Indians are probably one of the most steadfast savers in the world. Just look at our love of the precious metal gold. There's so much of it held in private hands - stashed away by the country's housewives and other private owners. Over the years, India has managed to accumulate around 20,000 tonnes of gold in jewelry, coins and gold bars! And if reports are to be believed, India's love for the yellow-metal is set to grow.
As per the World Gold Council (WGC), India's gold demand is set to rise in the second half of 2016. The WGC stated that it anticipates gold demand to return to normalcy during the peak season of weddings and festivals closer to Diwali. The trend, says WGC, will be supported by good monsoons that will positively impact rural demand.
Before delving into conclusions, some of the facts to be noted in this case are as follows.
Two-thirds of demand for gold in India comes from villages, where jewellery is a traditional investment. The demand from this space has seen a downtrend in the past couple of quarters. This was witnessed on the back of two years of consecutive droughts that squeezed farmers' earnings. However, this is set to change once farmers reap the benefit of this year's monsoon.
Further, the December quarter usually accounts for about a third of India's gold sales in a year. This is because it includes the start of the wedding season and festivals - such as Dhanteras and Diwali - when acquiring gold is considered auspicious.
One must also note that gold demand in the first half of 2016 fell 30% from a year ago period. This was due because of the strike by jewelers and higher prices. So, some part of this unfulfilled demand could also prop in the second half of 2016.
So going by the above data and the projections made by the WGC, one can say that demand for gold is set to rise in India. The happening of this would also mean bullion prices rising further from the current levels.
Apart from India, market participants in the global markets are increasing their exposure towards gold as a safe haven bet against the ongoing global volatility. Also, many of the world's most intelligent and successful investors have recommended owning gold. The list includes David Einhorn, Seth Klarman, George Soros, and Stanley Druckenmiller.
A recent entry in the above list is noted investor Marc Faber. In an interview with the Economic Times, Marc Faber stated that he still is bullish on gold as compared to other asset classes. Apart from this, he shared his views on Indian markets and stated why he would rather invest in India than in the US. One of our recent editions of The 5 Minute WrapUp explains why Marc Faber thinks so.
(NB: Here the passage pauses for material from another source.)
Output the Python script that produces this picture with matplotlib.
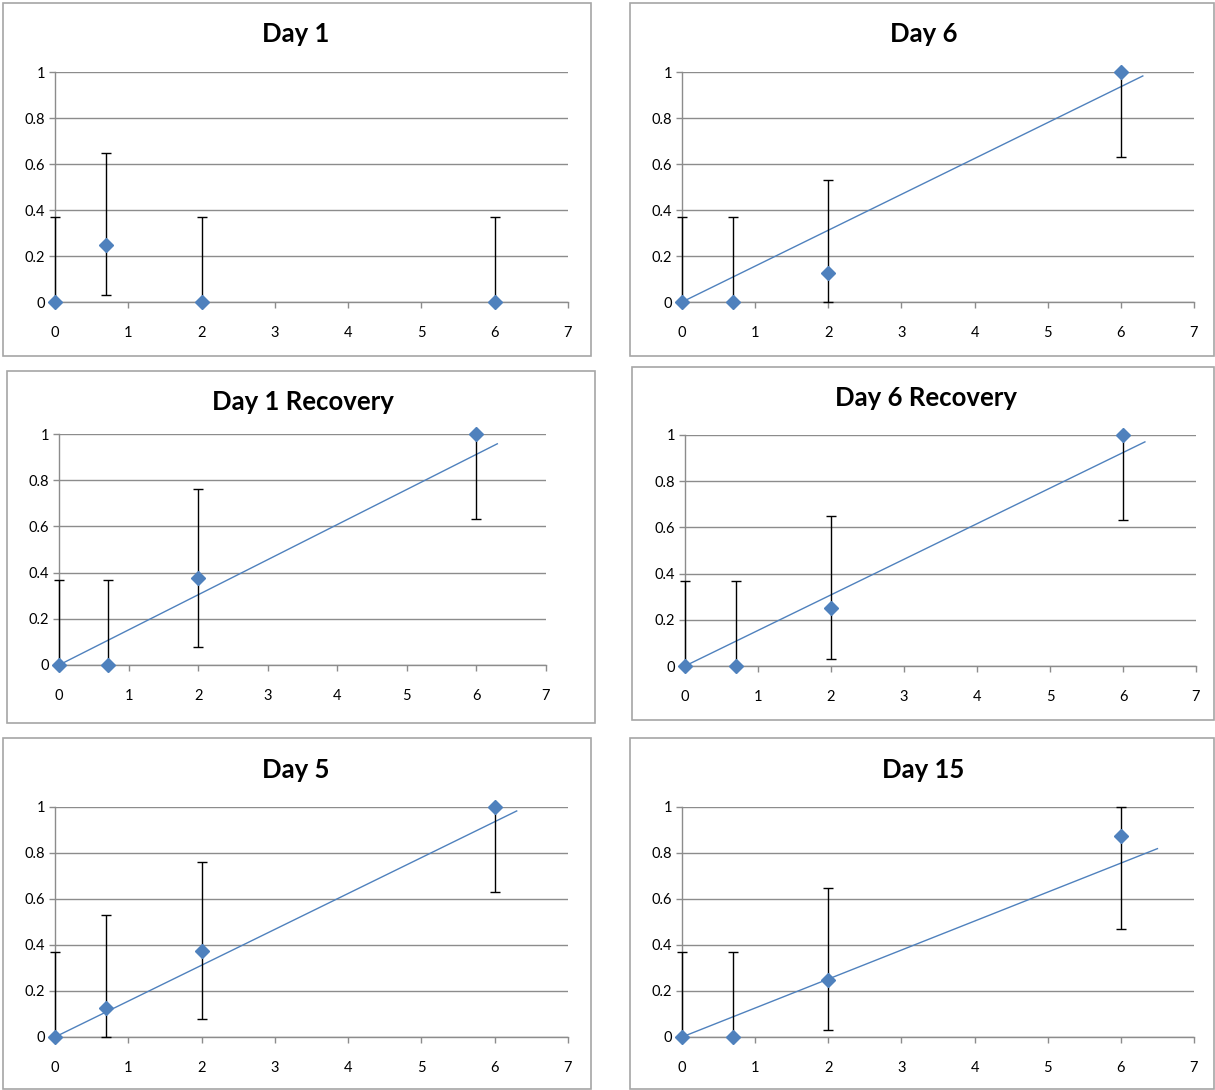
"""
Six small dose-response panels in the old spreadsheet style:
diamond markers, asymmetric error bars and a linear trend line.
"""

import matplotlib
import matplotlib.pyplot as plt
from matplotlib.patches import Rectangle

matplotlib.use("Agg")

plt.rcParams["font.family"] = ["Lato", "DejaVu Sans"]

# ---------------------------------------------------------------------------
# Data
# ---------------------------------------------------------------------------

TITLES = ["Day 1", "Day 6", "Day 1 Recovery", "Day 6 Recovery", "Day 5", "Day 15"]

DOSE = [0, 0.7, 2, 6]

day1_y = [0, 0.25, 0, 0]
day1_lo = [0, 0.03, 0, 0]
day1_hi = [0.37, 0.65, 0.37, 0.37]

day6_y = [0, 0, 0.125, 1]
day6_lo = [0, 0, 0, 0.63]
day6_hi = [0.37, 0.37, 0.53, 1]

day1rec_y = [0, 0, 0.375, 1]
day1rec_lo = [0, 0, 0.08, 0.63]
day1rec_hi = [0.37, 0.37, 0.76, 1]

day6rec_y = [0, 0, 0.25, 1]
day6rec_lo = [0, 0, 0.03, 0.63]
day6rec_hi = [0.37, 0.37, 0.65, 1]

day5_y = [0, 0.125, 0.375, 1]
day5_lo = [0, 0, 0.08, 0.63]
day5_hi = [0.37, 0.53, 0.76, 1]

day15_y = [0, 0, 0.25, 0.875]
day15_lo = [0, 0, 0.03, 0.47]
day15_hi = [0.37, 0.37, 0.65, 1]

# trend line: slope (through origin) and how far it runs along x; None = no trend
TREND_SLOPE = [None, 0.156, 0.152, 0.154, 0.156, 0.126]
TREND_END = [None, 6.3, 6.3, 6.3, 6.3, 6.5]

SERIES = [
    (day1_y, day1_lo, day1_hi),
    (day6_y, day6_lo, day6_hi),
    (day1rec_y, day1rec_lo, day1rec_hi),
    (day6rec_y, day6rec_lo, day6rec_hi),
    (day5_y, day5_lo, day5_hi),
    (day15_y, day15_lo, day15_hi),
]

X_TICKS = [0, 1, 2, 3, 4, 5, 6, 7]
Y_TICKS = [0, 0.2, 0.4, 0.6, 0.8, 1]
Y_LABELS = ["0", "0.2", "0.4", "0.6", "0.8", "1"]

# ---------------------------------------------------------------------------
# Layout (pixels): frame box, plot area, title centre
# ---------------------------------------------------------------------------

W, H = 1215, 1090
FRAMES = [(3, 3, 591, 356), (630, 3, 1214, 356),
          (7, 371, 595, 723), (632, 367, 1214, 720),
          (3, 738, 591, 1089), (630, 738, 1214, 1089)]
PLOTS = [(55, 72, 568, 302), (682, 72, 1194, 302),
         (59, 434, 546, 665), (685, 435, 1196, 666),
         (55, 807, 568, 1037), (682, 807, 1194, 1037)]
TITLE_POS = [(296, 34), (924, 34), (303, 402), (926, 398), (296, 770), (923, 770)]

BLUE = "#4F81BD"
GRID = "#8C8C8C"


def _fig_box(x0, y0, x1, y1):
    """Convert a pixel box (top-left origin) to figure fractions."""
    return x0 / W, 1 - y1 / H, (x1 - x0) / W, (y1 - y0) / H


fig = plt.figure(figsize=(W / 100, H / 100), dpi=100)
fig.patch.set_facecolor("white")

for i, title in enumerate(TITLES):
    fx, fy, fw, fh = _fig_box(*FRAMES[i])
    fig.patches.append(Rectangle((fx, fy), fw, fh, transform=fig.transFigure,
                                 facecolor="none", edgecolor="#A6A6A6", linewidth=1.2))

    ax = fig.add_axes(_fig_box(*PLOTS[i]))
    y, lo, hi = SERIES[i]
    yerr = [[v - l for v, l in zip(y, lo)], [h - v for v, h in zip(y, hi)]]

    ax.errorbar(DOSE, y, yerr=yerr, fmt="none", ecolor="black", elinewidth=1,
                capsize=3.5, capthick=1, zorder=3, clip_on=False)
    ax.plot(DOSE, y, linestyle="none", marker="D", markersize=7.5,
            color=BLUE, zorder=4, clip_on=False)

    if TREND_SLOPE[i] is not None:
        xe = TREND_END[i]
        ax.plot([0, xe], [0, TREND_SLOPE[i] * xe], color=BLUE, linewidth=1, zorder=2)

    ax.set_xlim(0, 7)
    ax.set_ylim(0, 1)
    ax.set_xticks(X_TICKS)
    ax.set_yticks(Y_TICKS)
    ax.set_yticklabels(Y_LABELS)
    ax.tick_params(axis="both", labelsize=10.5, colors=GRID, labelcolor="black",
                   length=4, width=1, direction="out")
    ax.tick_params(axis="x", pad=13)
    ax.tick_params(axis="y", pad=3)
    ax.grid(axis="y", color=GRID, linewidth=1)
    ax.set_axisbelow(True)
    for side in ("top", "right"):
        ax.spines[side].set_visible(False)
    for side in ("left", "bottom"):
        ax.spines[side].set_color(GRID)
        ax.spines[side].set_linewidth(1)

    tx, ty = TITLE_POS[i]
    fig.text(tx / W, 1 - ty / H, title, ha="center", va="center",
             fontsize=18.5, fontweight="bold")

fig.savefig("out.png", dpi=100)
plt.close(fig)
The question is this: Should one increase his exposure towards gold? Will the rising demand push prices higher ahead?
We think that is perhaps too speculative a call to take. While the above projections may stimulate more interest in gold, too many variables influence gold prices.
We recommend our readers to have a little exposure to gold as an insurance against any unexpected global economic turmoil. At the same time, we will continue to weigh the potential returns from the Sensex versus the yellow metal.